The public vs. private sector debate is a long-standing one that has seen a lot of discourse over the years. Each side seeing their fair share of both disparaging and uplifting stances.
It would be difficult to boil it all down into one digestible chunk. But the basic idea of their differences is that private sector careers are often higher-paying, with fewer benefits and moral scrutiny. While public sector jobs pay less but offer better benefits and a more rewarding opportunity to serve their communities and make them a better place.
First off let’s define the difference between the two.
The public sector consists of all government and government-funded agencies, including most nonprofits.
The private sector is basically any for-profit company not owned or operated by the government. Along with a small number of nonprofits that receive their financial support from only a few (or sometimes just one) dedicated donor. And they don’t solicit funding from the public or the government.
Understanding these definitions will help make light of the differences between the two. Especially when it comes to employment in each. Any agency or entity within the public sector is accountable to the government, as well as the public, for all of their actions and all of their spending.
The expectations of agencies in the public sector often remain more steady throughout long periods of time. In the private sector, companies are mostly accountable to their owners. Or whoever provides most of their funding.
Some businesses are owned and funded by one or maybe just a few, while others have private investors. Others still might issue an IPO and become a publicly-traded company. Which switches a lot of its accountability over to its majority shareholders. Either way, all of these companies, whether publicly traded or not, are still a part of the private sector.
One of the apparent upsides of seeking a job in the private sector is that it might be easier to find an employer whose company culture and ethical stances align closely with yours.
However, there are two common pitfalls that go along with this. First, private companies often change their values rapidly to meet their customer’s needs as well as their profit margins. And second, a lot of them exaggerate their values to attract talent only to fall flat in actually offering what was promised once someone is hired.

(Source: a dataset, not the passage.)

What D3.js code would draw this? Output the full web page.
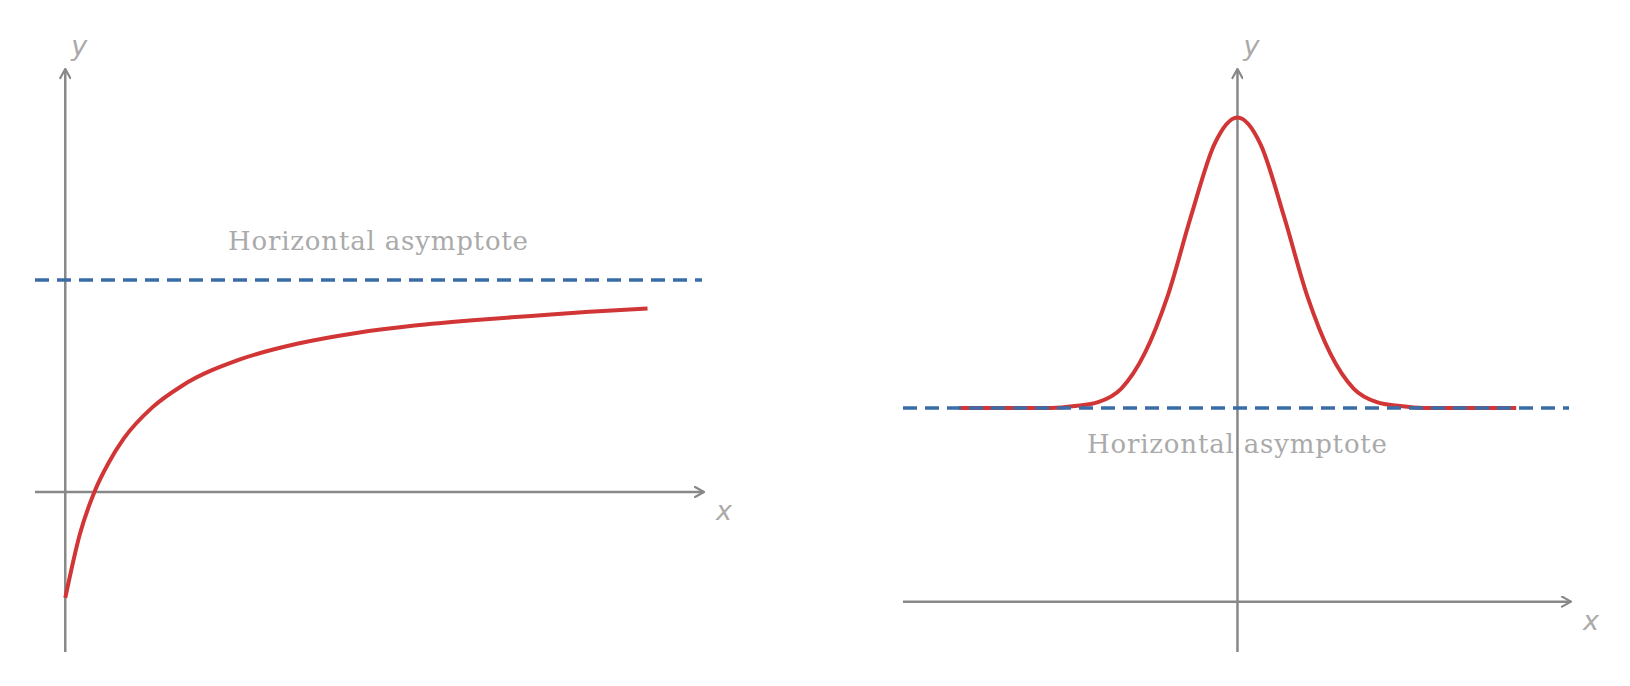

In the public sector, values and expectations change slowly and after much debate and discourse on the matter. Meaning that the job you hired into will likely still align with your personality and goals twenty, thirty, or even forty years down the road. It’s not accurate to say that government programs aren’t at risk of being shut down with a mere vote or budget cut, because they are.
However, they are not at risk of tanking because of faulty leadership or even illegal financial management, which is more common, and often much more abrupt than the shutdown of a government agency. In the public sector, you also have a high chance of being moved to another public service job if yours happens to disappear. In the private sector, there is little, and often no, place for employees to be moved to when an agency shuts down.
When it comes to paying, there is some truth to the fact that you might get paid less for doing the same job as someone else in the private sector. But this is mostly true for those with advanced degrees that have put in years of schooling, which often comes with the possibility of making a disproportionately higher amount of money than their peers in top private sector firms, which are much rarer than their average counterparts, though enough to skew the median wages.
For instance, individuals with an MPA (Master’s of Public Administration) degree earn a median salary of approximately $52,000 a year in public service careers, while those in the private sector make an average of $75,000 yearly.
However, when it comes to more entry-level positions or those that require only an associate’s or bachelor’s degree, start off with very competitive salaries, and often see much higher rates of job security and income growth potential. It has been reported that those employed by the federal government earned anywhere from 18% to 37% more than their private-sector counterparts, and those numbers are only growing.
Starting off with an entry-level position in the public sector may mean lower initial pay than someone with a degree. But it’s well known that government employees who work hard and prove themselves earn better lifetime salaries.
If you’re not the kind of person who wants to start from the bottom and work their way up. There are plenty of public service careers with high starting wages that you can obtain with just an associate’s degree or a certificate training program.
When it comes to earning potential, benefits and retirement plans should definitely be taken into account. A 2015 survey found that the public sector was much more satisfied with their job perks than those in the private sector, with retirement programs topping the list. If having the ability to comfortably retire is important to you, the public sector is most definitely where you want to spend the majority of your working life.
While each sector has its advantages and disadvantages, I think a career in public service is definitely worth considering for anyone seeking a new job. I hope this article has given you some great things to consider!